The third law of marriage is called the law of possession. This law mirrors our relationship with Jesus. In Luke 14:33 Jesus said, "so likewise whoever of you does not forsake all that he has cannot be my disciples." God designed marriage to be a co-owning and co-administering by both spouses of everything in their lives. He desires one heart, one home, one family, and everything you have the be shared in common. If one spouse refuses to surrender ownership of anything to the other, that will create resentment and legitimate jealousy and can eventually destroy the relationship.
Among the ways that people violate this law, three stand out.
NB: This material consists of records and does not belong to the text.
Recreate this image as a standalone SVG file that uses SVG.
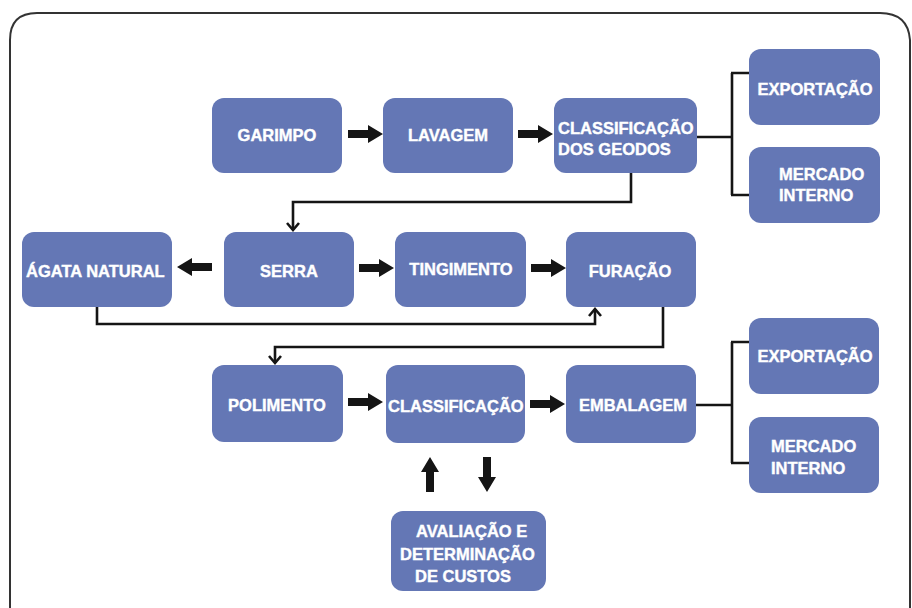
<svg xmlns="http://www.w3.org/2000/svg" width="912" height="608" viewBox="0 0 912 608">
<defs>
<style>
.n{fill:#6477b5}
.t{fill:#fff;stroke:#fff;stroke-width:0.4;font-family:"Liberation Sans",Arial,sans-serif;font-weight:bold;font-size:16.5px}
.c{text-anchor:middle}
.w{fill:none;stroke:#151515;stroke-width:2.6;stroke-linejoin:miter}
.b{fill:#151515}
</style>
<path id="blk" d="M0,-4 H20 V-9 L35,0 L20,9 V4 H0 Z"/>
<marker id="chev" markerUnits="userSpaceOnUse" markerWidth="16" markerHeight="16" refX="8" refY="8" orient="auto">
<polyline points="2,1 8,8 14,1" fill="none" stroke="#151515" stroke-width="2.6" transform="rotate(-90 8 8)"/>
</marker>
</defs>
<rect width="912" height="608" fill="#fff"/>
<path d="M10,620 V40 Q10,13 37,13 H880 Q908,13 910,40 V620" fill="none" stroke="#333" stroke-width="2"/>

<g id="connectors">
<use href="#blk" class="b" transform="translate(348,134)"/>
<use href="#blk" class="b" transform="translate(518,134)"/>
<use href="#blk" class="b" transform="translate(212,267) scale(-1,1)"/>
<use href="#blk" class="b" transform="translate(359,268)"/>
<use href="#blk" class="b" transform="translate(531,268)"/>
<use href="#blk" class="b" transform="translate(348,402)"/>
<use href="#blk" class="b" transform="translate(530,404)"/>
<use href="#blk" class="b" transform="translate(430,492) rotate(-90)"/>
<use href="#blk" class="b" transform="translate(487,457) rotate(90)"/>
<path class="w" d="M697,137 H732 M732,73 V195 M731,73 H749 M731,195 H749"/>
<path class="w" d="M696,405 H732 M732,342 V463 M731,342 H749 M731,463 H749"/>
<path class="w" d="M631,173 V202 H293 V230" marker-end="url(#chev)"/>
<path class="w" d="M97,307 V324 H595 V309" marker-end="url(#chev)"/>
<path class="w" d="M663,307 V347 H275 V363" marker-end="url(#chev)"/>
</g>

<g id="garimpo"><rect class="n" x="212" y="98" width="130" height="75" rx="12"/><text class="t c" x="277" y="141">GARIMPO</text></g>
<g id="lavagem"><rect class="n" x="383" y="98" width="130" height="75" rx="12"/><text class="t c" x="448" y="141">LAVAGEM</text></g>
<g id="classificacao-geodos"><rect class="n" x="554" y="98" width="143" height="75" rx="12"/><text class="t" x="558" y="134">CLASSIFICAÇÃO</text><text class="t" x="558" y="155">DOS GEODOS</text></g>
<g id="exportacao1"><rect class="n" x="749" y="49" width="131" height="76" rx="12"/><text class="t c" x="815" y="95">EXPORTAÇÃO</text></g>
<g id="mercado1"><rect class="n" x="749" y="147" width="131" height="76" rx="12"/><text class="t" x="779" y="180">MERCADO</text><text class="t" x="779" y="201">INTERNO</text></g>

<g id="agata"><rect class="n" x="22" y="232" width="150" height="75" rx="12"/><text class="t" x="26" y="277">ÁGATA NATURAL</text></g>
<g id="serra"><rect class="n" x="224" y="232" width="130" height="75" rx="12"/><text class="t c" x="289" y="277">SERRA</text></g>
<g id="tingimento"><rect class="n" x="395" y="232" width="131" height="75" rx="12"/><text class="t c" x="461" y="275">TINGIMENTO</text></g>
<g id="furacao"><rect class="n" x="566" y="232" width="130" height="75" rx="12"/><text class="t c" x="630" y="277">FURAÇÃO</text></g>

<g id="polimento"><rect class="n" x="212" y="365" width="131" height="77" rx="12"/><text class="t c" x="277" y="411">POLIMENTO</text></g>
<g id="classificacao"><rect class="n" x="386" y="365" width="139" height="78" rx="12"/><text class="t" x="388" y="412">CLASSIFICAÇÃO</text></g>
<g id="embalagem"><rect class="n" x="566" y="365" width="130" height="78" rx="12"/><text class="t c" x="633" y="411">EMBALAGEM</text></g>
<g id="exportacao2"><rect class="n" x="749" y="318" width="130" height="76" rx="12"/><text class="t c" x="815" y="362">EXPORTAÇÃO</text></g>
<g id="mercado2"><rect class="n" x="749" y="417" width="130" height="76" rx="12"/><text class="t" x="771" y="452">MERCADO</text><text class="t" x="771" y="474">INTERNO</text></g>
<g id="avaliacao"><rect class="n" x="391" y="511" width="155" height="80" rx="12"/><text class="t" x="416" y="537">AVALIAÇÃO E</text><text class="t" x="400" y="560">DETERMINAÇÃO</text><text class="t" x="415" y="582">DE CUSTOS</text></g>
</svg>
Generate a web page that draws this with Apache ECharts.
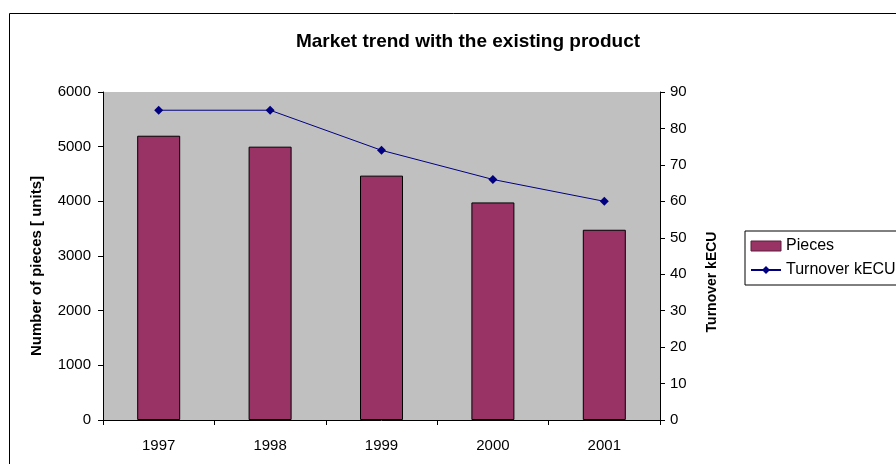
<!DOCTYPE html>
<html><head><meta charset="utf-8">
<script src="https://cdn.jsdelivr.net/npm/echarts@6/dist/echarts.min.js"></script>
<style>html,body{margin:0;padding:0;background:#fff}#c{width:896px;height:464px}</style>
</head><body><div id="c"></div>
<script>
const categories = ['1997', '1998', '1999', '2000', '2001'];
const pieces = [5200, 5000, 4470, 3980, 3480];
const turnover = [85, 85, 74, 66, 60];
const leftTicks = [0, 1000, 2000, 3000, 4000, 5000, 6000];
const rightTicks = [0, 10, 20, 30, 40, 50, 60, 70, 80, 90];

const F = 'Liberation Sans, Arial, sans-serif';
const chart = echarts.init(document.getElementById('c'));
chart.setOption({
  animation: false,
  backgroundColor: '#fff',
  title: {
    text: 'Market trend with the existing product',
    left: 463, top: 27, textAlign: 'center',
    textStyle: { fontFamily: F, fontSize: 19, fontWeight: 'bold', color: '#000' }
  },
  grid: { left: 103, top: 92, width: 557, height: 328, show: true, backgroundColor: '#c0c0c0', borderWidth: 0 },
  legend: {
    left: 745, top: 231, orient: 'vertical', itemWidth: 30, itemHeight: 10, itemGap: 8,
    padding: [7, 20, 7, 5], borderColor: '#000', borderWidth: 1, backgroundColor: '#fff',
    textStyle: { fontFamily: F, fontSize: 16, color: '#000' },
    data: [{ name: 'Pieces', icon: 'rect', itemStyle: { borderColor: '#5a1e3c', borderWidth: 1 } }, { name: 'Turnover kECU' }]
  },
  xAxis: {
    type: 'category', data: categories,
    axisLine: { lineStyle: { color: '#000' } },
    axisTick: { show: true, length: 5, lineStyle: { color: '#000' } },
    axisLabel: { fontFamily: F, fontSize: 15, color: '#000', margin: 18 },
    splitLine: { show: false }
  },
  yAxis: [
    {
      type: 'value', min: leftTicks[0], max: leftTicks[leftTicks.length - 1], interval: 1000,
      axisLine: { show: true, lineStyle: { color: '#000' } },
      axisTick: { show: true, length: 5, lineStyle: { color: '#000' } },
      axisLabel: { fontFamily: F, fontSize: 15, color: '#000', margin: 12, formatter: v => String(v) },
      splitLine: { show: false }
    },
    {
      type: 'value', position: 'right', min: rightTicks[0], max: rightTicks[rightTicks.length - 1], interval: 10,
      axisLine: { show: true, lineStyle: { color: '#000' } },
      axisTick: { show: true, length: 5, lineStyle: { color: '#000' } },
      axisLabel: { fontFamily: F, fontSize: 15, color: '#000', margin: 10 },
      splitLine: { show: false }
    }
  ],
  graphic: [
    { type: 'rect', shape: { x: 9.5, y: 13.5, width: 900, height: 460 }, style: { fill: 'none', stroke: '#000', lineWidth: 1 }, silent: true },
    { type: 'text', x: 37, y: 266, rotation: Math.PI / 2,
      style: { text: 'Number of pieces [ units]', fontFamily: F, fontSize: 15, fontWeight: 'bold', fill: '#000', align: 'center', verticalAlign: 'middle' } },
    { type: 'text', x: 712, y: 282, rotation: Math.PI / 2,
      style: { text: 'Turnover kECU', fontFamily: F, fontSize: 14, fontWeight: 'bold', fill: '#000', align: 'center', verticalAlign: 'middle' } }
  ],
  series: [
    {
      name: 'Pieces', type: 'bar', data: pieces, barWidth: 43, yAxisIndex: 0,
      itemStyle: { color: '#993366', borderColor: '#000', borderWidth: 1 }
    },
    {
      name: 'Turnover kECU', type: 'line', data: turnover, yAxisIndex: 1,
      symbol: 'diamond', symbolSize: 9,
      lineStyle: { color: '#000080', width: 1 },
      itemStyle: { color: '#000080' }
    }
  ]
});
</script></body></html>
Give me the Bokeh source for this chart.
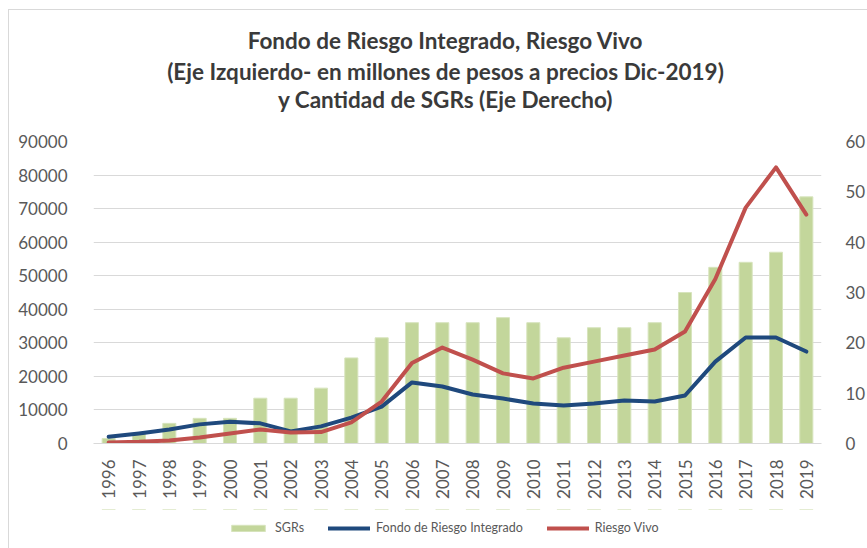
from bokeh.plotting import figure
from bokeh.layouts import column
from bokeh.models import Range1d, LinearAxis, FixedTicker, Legend, LegendItem, ColumnDataSource, Label
from bokeh.embed import file_html
from bokeh.resources import INLINE
import math

years = list(range(1996, 2020))
sgrs = [1, 2, 4, 5, 5, 9, 9, 11, 17, 21, 24, 24, 24, 25, 24, 21, 23, 23, 24, 30, 35, 36, 38, 49]
fondo = [2000, 3000, 4200, 5700, 6500, 6000, 3600, 5100, 7700, 11000, 18200, 17000, 14600,
         13400, 11900, 11300, 11900, 12800, 12500, 14300, 24400, 31600, 31600, 27400]
vivo = [300, 500, 900, 1800, 3000, 4200, 3300, 3400, 6300, 12500, 24000, 28600, 25000,
        20900, 19400, 22600, 24400, 26200, 28000, 33400, 49000, 70300, 82300, 68200]
left_ticks = list(range(0, 90001, 10000))
right_ticks = list(range(0, 61, 10))
title_lines = ["Fondo de Riesgo Integrado, Riesgo Vivo",
               "(Eje Izquierdo- en millones de pesos a precios Dic-2019)",
               "y Cantidad de SGRs (Eje Derecho)"]
series_names = ["SGRs", "Fondo de Riesgo Integrado", "Riesgo Vivo"]

FONT = "Lato"
TXT = "#595959"
C_BAR, C_BAR_EDGE, C_FONDO, C_VIVO = "#c3d69b", "#d7e4bd", "#1f497d", "#c0504d"
W = 859

src = ColumnDataSource(dict(year=years, sgrs=sgrs, fondo=fondo, vivo=vivo))

# ---------------- title strip (its frame is aligned with the chart's frame) ----------------
tf = figure(width=W, height=109, output_backend="svg", toolbar_location=None,
            x_axis_type=None, y_axis_type=None, x_range=Range1d(0, 1), y_range=Range1d(0, 1),
            min_border=0)
tf.outline_line_color = None
tf.grid.visible = False
for txt, yy in zip(title_lines, [79, 48, 20]):
    tf.add_layout(Label(x=352, y=yy, x_units="screen", y_units="screen", text=txt,
                        text_align="center", text_baseline="middle", text_font=FONT,
                        text_font_style="bold", text_font_size="22.5px", text_color="#3a3a3a"))

# ---------------- main chart ----------------
p = figure(width=W, height=390, output_backend="svg", toolbar_location=None,
           x_range=Range1d(years[0] - 0.5, years[-1] + 0.5), y_range=Range1d(0, 90000),
           min_border_left=84, min_border_right=43, min_border_top=22, min_border_bottom=66)
p.extra_y_ranges = {"sgr": Range1d(0, 60)}
p.outline_line_color = None

p.xaxis.ticker = FixedTicker(ticks=years)
p.xaxis.major_label_orientation = math.pi / 2
p.xaxis.major_label_standoff = 10
p.xaxis.axis_line_color = "#d9d9d9"
p.xaxis.major_tick_line_color = None
p.xaxis.minor_tick_line_color = None
p.xaxis.major_label_text_font = FONT
p.xaxis.major_label_text_font_size = "17px"
p.xaxis.major_label_text_color = TXT

p.yaxis.ticker = FixedTicker(ticks=left_ticks)
p.yaxis.axis_line_color = None
p.yaxis.major_tick_line_color = None
p.yaxis.minor_tick_line_color = None
p.yaxis.major_label_standoff = 20
p.yaxis.major_label_text_font = FONT
p.yaxis.major_label_text_font_size = "17px"
p.yaxis.major_label_text_color = TXT

ra = LinearAxis(y_range_name="sgr", ticker=FixedTicker(ticks=right_ticks))
ra.axis_line_color = None
ra.major_tick_line_color = None
ra.minor_tick_line_color = None
ra.major_label_standoff = 18
ra.major_label_text_font = FONT
ra.major_label_text_font_size = "17px"
ra.major_label_text_color = TXT
p.add_layout(ra, "right")

p.xgrid.grid_line_color = None
p.ygrid.ticker = FixedTicker(ticks=left_ticks)
p.ygrid.grid_line_color = "#d9d9d9"
p.ygrid.grid_line_width = 1

p.vbar(x="year", top="sgrs", width=0.43, source=src, y_range_name="sgr",
       fill_color=C_BAR, line_color=C_BAR_EDGE, line_width=1)
p.line(x="year", y="fondo", source=src, line_color=C_FONDO, line_width=4,
       line_join="round", line_cap="round")
p.line(x="year", y="vivo", source=src, line_color=C_VIVO, line_width=4,
       line_join="round", line_cap="round")

# ---------------- legend strip ----------------
# proxy renderers share the chart data but lie above this strip's ranges, so only
# their legend swatches are shown
lf = figure(width=W, height=39, output_backend="svg", toolbar_location=None,
            x_axis_type=None, y_axis_type=None,
            x_range=Range1d(years[0] - 0.5, years[-1] + 0.5), y_range=Range1d(-2, -1),
            min_border=0)
lf.extra_y_ranges = {"lines": Range1d(-200000, -100000)}
lf.outline_line_color = None
lf.grid.visible = False
rb = lf.vbar(x="year", top="sgrs", width=0.43, source=src, fill_color=C_BAR, line_color=C_BAR_EDGE)
r1 = lf.line(x="year", y="fondo", source=src, y_range_name="lines",
             line_color=C_FONDO, line_width=4, line_cap="round")
r2 = lf.line(x="year", y="vivo", source=src, y_range_name="lines",
             line_color=C_VIVO, line_width=4, line_cap="round")
legend = Legend(items=[LegendItem(label=series_names[0], renderers=[rb]),
                       LegendItem(label=series_names[1], renderers=[r1]),
                       LegendItem(label=series_names[2], renderers=[r2])],
                orientation="horizontal", location=(134, 13),
                glyph_width=42, glyph_height=8, label_standoff=6, spacing=24,
                padding=0, margin=0, border_line_color=None, background_fill_alpha=0,
                label_text_font=FONT, label_text_font_size="12.5px", label_text_color=TXT,
                label_height=14)
lf.add_layout(legend, "center")

layout = column(tf, p, lf, spacing=0, margin=(9, 0, 0, 8),
                styles={"border-left": "1px solid #d9d9d9", "border-top": "1px solid #d9d9d9"})
open("out.html", "w").write(file_html(layout, INLINE))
One violation is dominance. This happens when one mate takes a disproportionate control of the marriage-essentially, seizing control of something that should be common to both (money, sex, children, possessions, relationships, atmosphere of the home, spirituality, etc.). In some cases, one spouse will try to control everything in the marriage (total dominance). In other cases, one spouse will control some things, while the other spouse will control different areas of the marriage (segregated dominance).
A second violation of the law of possession is independence (selfishness). Everything we have, even our own bodies, is supposed to belong to our spouses. But our natural tendency is to try to maintain our independence and control over ourselves. Since selfishness curses a marriage, we must learn in a healthy way to depend on God and our spouses.
A third violation of the law of possession is protectiveness. Sometimes a spouse will try to protect assets for what he or she believes is a good purpose. For example, a mother who is remarrying may fail to trust her new spouse to have authority over children from her first marriage. Regardless the motivation, the end result is damage to the marriage relationship. Everything must be co-owned and shared.
The fourth law of marriage is called the law of purity. God designed marriage to function in an atmosphere of purity between the marriage partners. As long as they have not sinned against one another, they can feel comfortable exposing themselves to each other physically, emotionally, and spiritually.
When one spouse damages the other, the hurting spouse will naturally try to protect his or her differences and sensitivities. This results in a layering of self protectiveness that inhibits full sharing between the two persons. The solution is for the sinning spouse to ask for forgiveness and begin making changes to restore trust so that the two can be open to one another again.